Collect all lines from the listing that include the string "matplotlib".

##############################

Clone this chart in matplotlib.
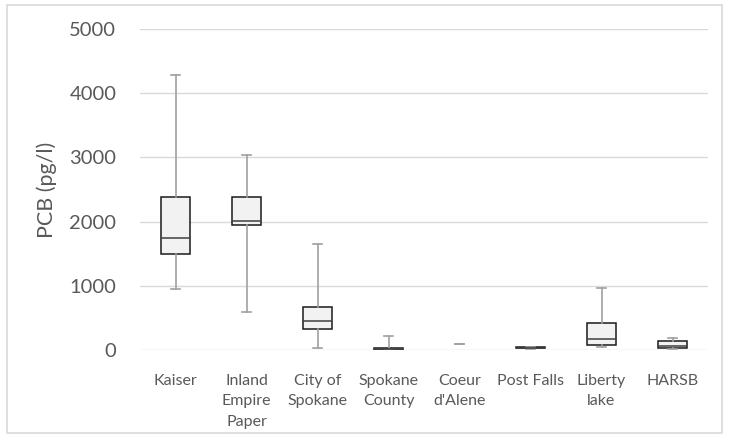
import matplotlib.pyplot as plt
from matplotlib.patches import Rectangle

plt.rcParams['font.family'] = ['Lato', 'DejaVu Sans']

categories = ["Kaiser", "Inland\nEmpire\nPaper", "City of\nSpokane", "Spokane\nCounty",
              "Coeur\nd'Alene", "Post Falls", "Liberty\nlake", "HARSB"]
whislo = [955, 592, 31, 2, 100, 20, 47, 16]
q1 = [1490, 1947, 322, 5, 100, 25, 78, 26]
med = [1745, 2014, 456, 15, 100, 32, 167, 67]
q3 = [2383, 2383, 675, 26, 100, 40, 415, 140]
whishi = [4279, 3042, 1650, 213, 100, 47, 965, 182]

stats = []
for i in range(len(categories)):
    stats.append(dict(whislo=whislo[i], q1=q1[i], med=med[i], q3=q3[i],
                      whishi=whishi[i], fliers=[]))

fig = plt.figure(figsize=(7.29, 4.40), dpi=100)
ax = fig.add_axes([140/729, 90/440, 568/729, 321/440])

bp = ax.bxp(stats, positions=range(len(categories)), widths=0.42, patch_artist=True,
            showfliers=False, capwidths=0.14,
            boxprops=dict(facecolor='#f2f2f2', edgecolor='#1a1a1a', linewidth=1.1),
            medianprops=dict(color='#404040', linewidth=1.1),
            whiskerprops=dict(color='#a0a0a0', linewidth=1.2),
            capprops=dict(color='#a0a0a0', linewidth=1.2))

# a single value: only the cap is visible
for i in range(len(categories)):
    if q1[i] == q3[i]:
        bp['boxes'][i].set_visible(False)
        bp['medians'][i].set_visible(False)

ax.set_xlim(-0.5, len(categories) - 0.5)
ax.set_ylim(0, 5000)
ax.set_yticks([0, 1000, 2000, 3000, 4000, 5000])
ax.set_xticks(range(len(categories)))
ax.set_xticklabels(categories, fontsize=11.5, color='#595959', linespacing=1.6, va='top')
ax.tick_params(axis='y', labelsize=14.5, colors='#595959', length=0, pad=17)
ax.tick_params(axis='x', length=0, pad=17)
ax.yaxis.grid(True, color='#d9d9d9', linewidth=1)
ax.set_axisbelow(True)
for s in ax.spines.values():
    s.set_visible(False)
ax.set_ylabel('PCB (pg/l)', fontsize=15.5, color='#595959', labelpad=9)

fig.patches.append(Rectangle((7/729, 7/440), 715/729, 428/440, transform=fig.transFigure,
                             fill=False, edgecolor='#d9d9d9', linewidth=1.2))

fig.savefig('out.png', dpi=100)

##############################

== SOLUTION FOR THIS PROBLEM ==
Clone this chart in matplotlib.
import matplotlib.pyplot as plt
from matplotlib.patches import Rectangle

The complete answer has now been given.